How This Georgia Artist Adapts Her Painting Prowess To Whimsical Ceramics
Born in Virginia to parents who fled communist Czechoslovakia, first-generation American artist Zuzka Vaclavik comes to her canvas with no shortage of colorful stories. As a child growing up in Munich, taxiing to school on a military base, she found her solace in art. Then, upon returning stateside with her family as a preteen, she discovered its ability to bridge cultures. Today her home is Athens, Georgia, where Vaclavik earned her Master of Fine Arts degree from the University of Georgia following a stint in Cambodia. “I feel like my aesthetic is different than most people,” says the artist, who served as an adjunct professor of drawing and painting at the university for a decade. “I think that comes from all the traveling and, fortunately, being exposed to world-class museums and many different cultures from a young age.”

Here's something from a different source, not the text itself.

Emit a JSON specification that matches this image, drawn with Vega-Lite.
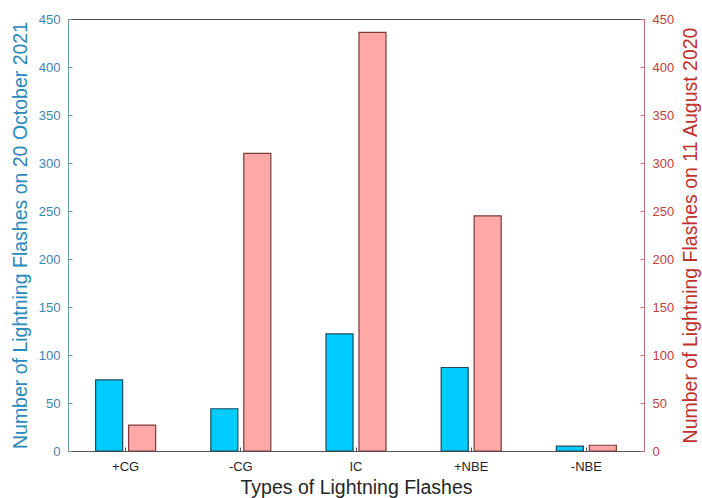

Her 2016 foray into ceramics was intended to be a reprieve. “I thought it would be something lighthearted, to take me away from painting a little bit. But it became serious as soon as I touched the clay,” says Vaclavik, who today toggles between a duo of Athens studios. “Pottery is more physical than painting, more tactile; I love that feeling of being in the mud, creating something directly from my hands.” Her body of work in clay—largely porcelain, stoneware and earthenware—capitalizes on her drawing and painting repertoire but has opened up new worlds of discovery. Emblazoned with whimsical motifs using a needle or traditional pin tool, her silhouettes range from open vessels and wall-hung plates to antiquity-inspired alabastrons.
Though her ceramics practice is nascent, Vaclavik’s paintings have evolved over the years to embody imaginative explorations of color relationships. Using a multi-step technique that includes precise masking, she lays down vibrant planes of color that have drawn comparisons to Matisse’s cutouts.
With works on view regionally at Gregg Irby Gallery, Brad Walker Pottery and others, Vaclavik’s paintings will head to Iowa’s National Czech & Slovak Museum & Library in 2023. Whether a pot or a painting, Vaclavik likes to leave each piece open to interpretation: “I think of it like a poem,” she says. “The nice thing about abstract work is that it engages; the viewer can bring something of themselves into it.”